Sainsburys-Asda: dare we say #amazoneffect?

‘The Amazon Effect’ is one of the most widely used phrases in retail today. High street shops closing? It’s the Amazon Effect. Retailers investing online? The Amazon Effect. Acquisitions, CVAs, redundancies… These days, we can find a way to link, however tenuously, most retail developments to the Seattle-based behemoth.

And for good reason. Amazon continues to spread its tentacles, diversifying into new categories and even sectors. It has its sights set on food and fashion, but also entertainment, shipping, healthcare and banking. It doesn’t just go after share of wallet. It goes after share of life.

This is why the Sainsbury’s-Asda merger is happening now. It’s a pre-emptive move against Amazon. It’s about generating scale and ultimately ensuring survival before Amazon gets serious about UK grocery. Today, despite the acquisition of Whole Foods Market and supply agreements with Morrisons and Booths, Amazon still isn’t a food destination. The infrastructure is in place, but it lacks a compelling range. That will change. It will differentiate in grocery just as it does in non-food: through product choice and convenience. Despite its negligible share of the UK grocery market, Amazon has already been a phenomenal catalyst for change in areas like delivery speed, voice technology and checkout. Its relentless dissatisfaction with the status quo is leading supermarkets to raise their game, all to the benefit of the consumer.

Amazon will revolutionise the way we shop for groceries. Within the next five years, it will have acquired a UK retailer (we can now rule out two) and considerably enhanced the in-store experience.  I believe entire product categories will be removed as Amazon looks to make auto-replenishment a reality. If shoppers run out of bleach or toilet paper, they can press a Dash button or ask Alexa. In the future, this will go even further by being automatically replenished. This will test brand loyalty in a way we’ve never seen before, while also freeing up space to focus on what can’t be done online – fresh food halls, cookery classes, cafés and restaurants. The experience will be highly personalised and utterly frictionless.

The move into grocery is of huge strategic importance to Amazon. If it can convince UK shoppers it’s a credible alternative to the supermarkets, it will have cleared the final hurdle to becoming the ‘everything store’. Capturing that high frequency purchase makes it easier to cross-sell and bait shoppers into its ecosystem. And that is when things get ugly, not just for the supermarkets but all of retail: Amazon shoppers tend to be loyal, lifelong customers.

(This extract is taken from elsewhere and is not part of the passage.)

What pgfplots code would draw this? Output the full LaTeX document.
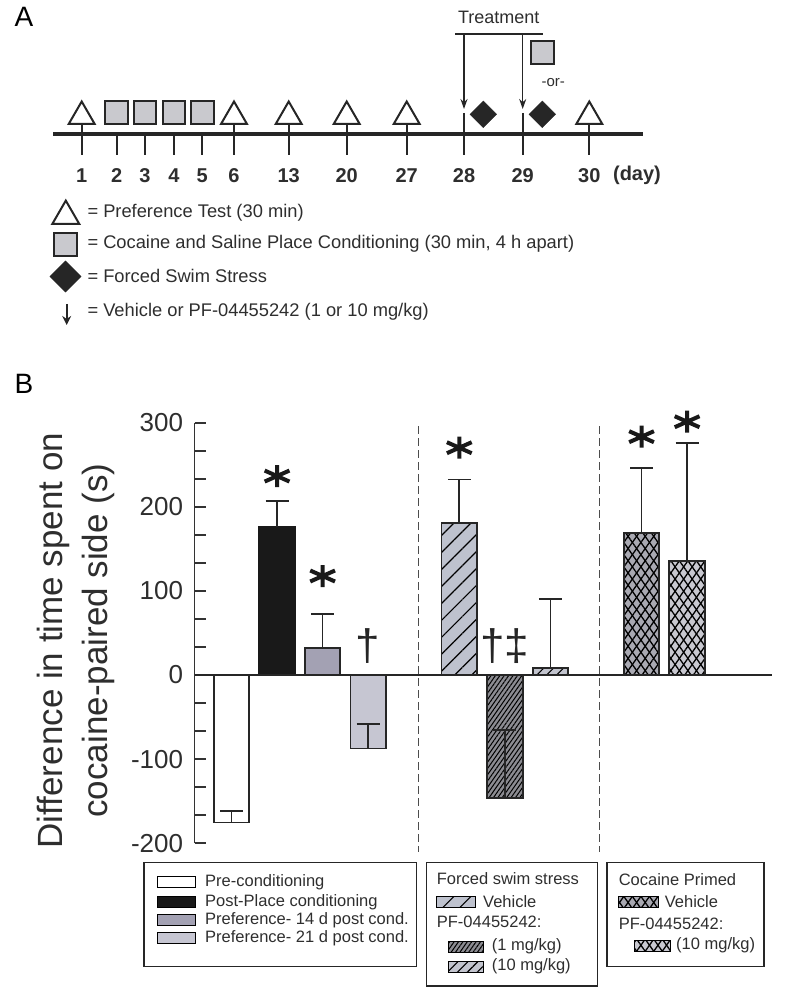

Joining forces won’t help Sainsbury’s and Asda solve the Amazon problem overnight, but it will certainly lead to better terms with suppliers and consequently lower prices for customers. Also, not to be overlooked in this deal is Argos. An unexpected gem, Argos can now deliver to 90% of the UK population in just four hours. Argos concessions will be rolled out across Asda stores, and possibly internationally through Walmart, giving the retailer an edge over supermarket rivals and more importantly an answer to the mighty Amazon.